Coastal flooding is one of the biggest concerns as exposures increase and sea levels rise due to global warming. As many as 150 million people in the world’s major cities could be reliant on flood defences by 2070 – more than three times the 40 million people today – as a result of climate change and urban development, according to a recent report from RMS. The top ten cities, which contain 60% of the total exposure, are from only three wealthy countries (US, Japan, and The Netherlands), with Miami ranked as top. Miami remains at the top of the 2070 rankings, with exposed assets rising from approximately $400bn today to over $3.5trn by 2070.
The annual probability of a 1-in-100 year event affecting one major city globally is as high as 74% and almost 100% over five years. “The concentration of flood exposure in rapidly developing cities urgently underscores the need to integrate climate change implications into both national coastal flood risk management and urban development strategies,” said Professor Robert Nicholls, IPCC author and director of research at the University of Southampton.
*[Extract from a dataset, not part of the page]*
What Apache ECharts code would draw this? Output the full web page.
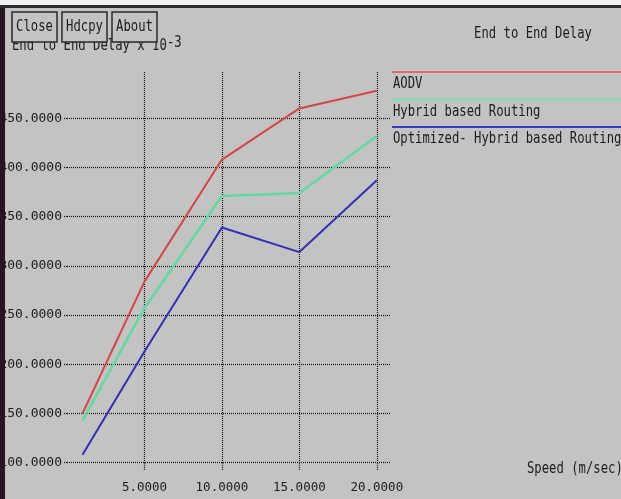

In the UK, using a conservative estimate of 0.4 metre sea level rise by 2050, a major coastal flooding event could cost up to £18bn according to the ABI, whereas today it would cost £6bn.
“Last year was a freak event,” says Swenja Surminski, policy advisor on climate change at the Association of British insurers, talking about last summer’s UK floods. “But the concern is that the type of freak events that don’t really fall into these predictions will also increase.” The summer flooding was in fact the opposite of what would be expected in future. According to Professor Paul Bates, summers in the UK should become drier while winters will become wetter. He thinks the UK will see more flooding, but that it will be in the winter months. Professor Stuart Lane from Durham University believes last year’s flooding is more likely to be linked to a short-term (likely decadal) “flood-rich” cycle than to long-term climate change.

Modelling future floods
The challenges catastrophe modellers now face is to predict the current risk threat – not the risk threat of 50 years ago. Because catastrophe modelling is so highly reliant on the historical data record, it does not readily allow for changes in climate – whether they are caused by a naturally occurring cycle, or by climate change.
“Those past observations are not a reliable indicator of future flood frequency – so let’s say the flooding in 2007 looked like a 1-in-150 year event last summer – but that’s based on what has happened previously,” explains Bates. “You have tools at the moment to estimate current risks and those are exactly the things you need to estimate future risk,” continues Bates. Nicola Patmore, senior climate change research analyst at RMS, agrees. “The most important lesson [from the 2007 flooding] is the need to have a better understanding of flood risk today,” she says.
In Europe, flood losses are rising by 12% per year (by seven percent if you account for inflation), according to Melhorn. He says there is an obvious reason for this, which is the increase in insured values, but insists that global warming is contributing. “Flood cover is under-priced because the models rely on data with below-average event frequency. They also make insufficient allowance for the fact the flooding often occurs in clusters.” He adds that Swiss Re is developing its own models “because we have the opportunity to change them. We don’t have to wait for consultants.”